We're driving along on the highway,
minding our own business, following traffic. Suddenly, we hear a very
loud “BAM” that sounded just like the time when someone shot (a
gun) at our car when Harry and I were leaving the Cow Palace (Daly
City, south of San Francisco) after an event there. We had gone down
a side street in order to avoid a traffic jam. Big mistake. But I
digress. Back to Kauai.
It was a really loud noise like that,
like someone had thrown something heavy at the side of the car. But
we didn't see anything bouncing around behind or beside us, which was
puzzling. As we weren't someplace where the vehicle could easily
stop, we continued on our way.
When we arrived at the Coconut
Marketplace, we saw what we really didn't want to see. Someone must
have thrown a large rock or something at us (an “unidentified
missile”), a nd there was a (surprisingly small, considering the
loudness of the impact) dent in the door. And the paint was scratched
up. And the clear coat was scuffed. What a definite downer!
Though we'd all pretty much lost our
appetites, we managed to eat something at one of the kiosks (I had
ono with rice, and a salad with papaya seed dressing. And a guava
juice drink. It was all quite good!)
Harry's glasses had come apart at the
beach. The screw loosened, which loosened the frame, which made the
lens come out. He kind of needs those in order to see well. No, he
did not bring an extra pair. Happily, we had both of the lenses as
well as the loose screw. Come to think of it, that's the first thing
that went wrong as we were leaving Tunnels. If you don't count the
fact that Karen's mask (rented from Snorkel Bob's in Koloa) was
leaking like a sieve, her own excellent dive mask having
unfortunately been left behind at home by accident.
In case you thought I was kidding about Costco. Here it is. Photo by Chris. All rights reserved. |
So, we stopped at Costco to get some
supplies and to get the glasses fixed at the optical shop. The good
news is that the prices were all exactly the same as back home! The
bad news is that the glass lens was not in the baggie with the screw.
I could have sworn they were both in there when I zipped up the bag.

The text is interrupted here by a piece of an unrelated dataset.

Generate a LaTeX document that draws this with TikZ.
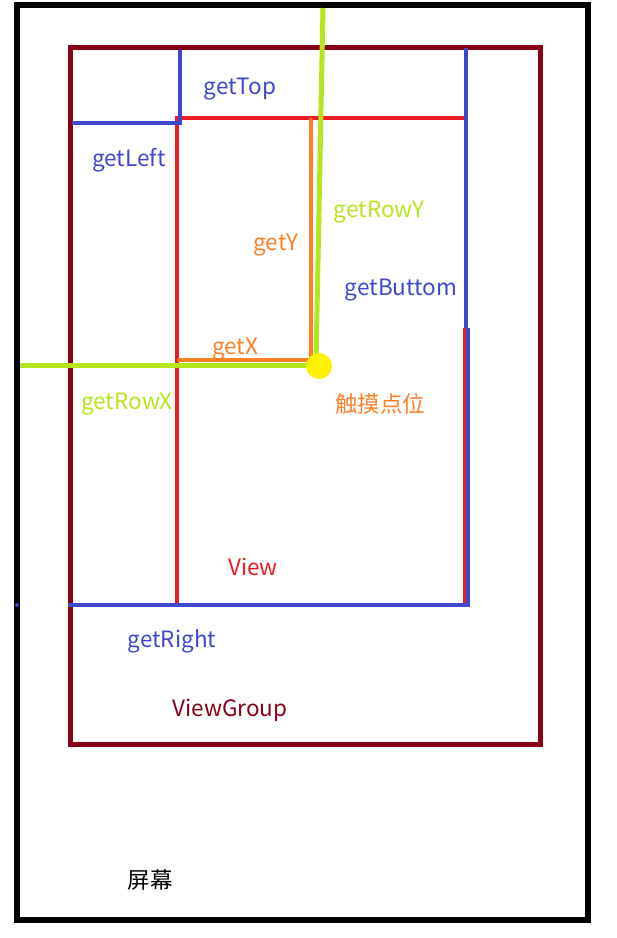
\documentclass[tikz,border=0pt]{standalone}
\usepackage{fontspec}
\setmainfont{Noto Sans CJK SC}
\definecolor{cblue}{HTML}{3F48CC}
\definecolor{cred}{HTML}{ED1C24}
\definecolor{corange}{HTML}{FF7F27}
\definecolor{cgreen}{HTML}{B5E61D}
\definecolor{cdark}{HTML}{880015}
\definecolor{cyellow}{HTML}{FFF200}
\tikzset{
  lbl/.style={inner sep=0pt, font=\fontsize{22.5}{26}\selectfont},
  blueline/.style={draw=cblue, line width=4.5pt},
  redline/.style={draw=cred, line width=4.5pt},
  orangeline/.style={draw=corange, line width=4.5pt, line cap=round},
  greenline/.style={draw=cgreen, line width=5pt},
}
\begin{document}
\begin{tikzpicture}[x=1pt,y=-1pt]
\useasboundingbox (0,0) rectangle (617,938);
% ViewGroup
\draw[cdark, line width=5pt] (70,47) rectangle (540,744);
% screen
\draw[black, line width=6pt] (16.5,5) rectangle (588,920);
% View (red)
\draw[redline] (465,118) -- (177,118) -- (177,605);
\draw[redline] (465,328) -- (465,605);
% blue lines
\draw[blueline] (180,50) -- (180,123) -- (72,123);
\draw[blueline] (466,48) -- (466,328);
\draw[blueline] (468,328) -- (468,605) -- (68,605);
\fill[cblue] (17,605) circle (2);
% orange
\draw[orangeline] (311,120) -- (311,360) -- (179,360);
% green
\draw[greenline] (323,8) -- (316,362);
\draw[greenline] (20,365) -- (316,365);
% touch point
\fill[cyellow] (319,366) circle (13);
% labels
\node[lbl, text=cblue] (top) at (240,89) {getTop};
\node[lbl, text=cblue] (left) at (129,160) {getLeft};
\node[lbl, text=cgreen] (rowy) at (379,212) {getRowY};
\node[lbl, text=corange] (gy) at (276,245) {getY};
\node[lbl, text=cblue] (bottom) at (401,290) {getButtom};
\node[lbl, text=corange] (gx) at (235,349) {getX};
\node[lbl, text=cgreen] (rowx) at (127,404) {getRowX};
\node[lbl, text=corange] (touch) at (380,404) {触摸点位};
\node[lbl, text=cred] (view) at (253,567) {View};
\node[lbl, text=cblue] (right) at (172,641) {getRight};
\node[lbl, text=cdark] (vg) at (230,710) {ViewGroup};
\node[lbl, text=black] (screen) at (150,880) {屏幕};
\end{tikzpicture}
\end{document}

Sigh. We (figuratively) tore the car apart, emptied all the bags, and
so forth. Nothing.
It was pretty quiet in the car for the
rest of the way back to Poipu, partly because we were trying
to find our way in the dark. And partly just because. The street signs are not reflective, and
there are no street lights when you need them. So, you slow way, way
down as you approach intersections to check the signs, and somebody
honks long and loud while swerving around you. I'm sure it's other
tourists or residents from the mainland behaving so inhospitably, though, rather than natives.
That's not the aloha way.
Once at the condo, we emptied
everything again. There it was, the lens, hiding in one of the snorkel vests.
How it got there, nobody knows. Bad, bad lens!
And here we are. A margarita and a
diary entry have greatly improved my mood, especially since Harry was
able to fix the glasses himself (once all the parts were retrieved).
And so ends another day in paradise. Whatever adventures await us
tomorrow, let's hope they are wonderful ones!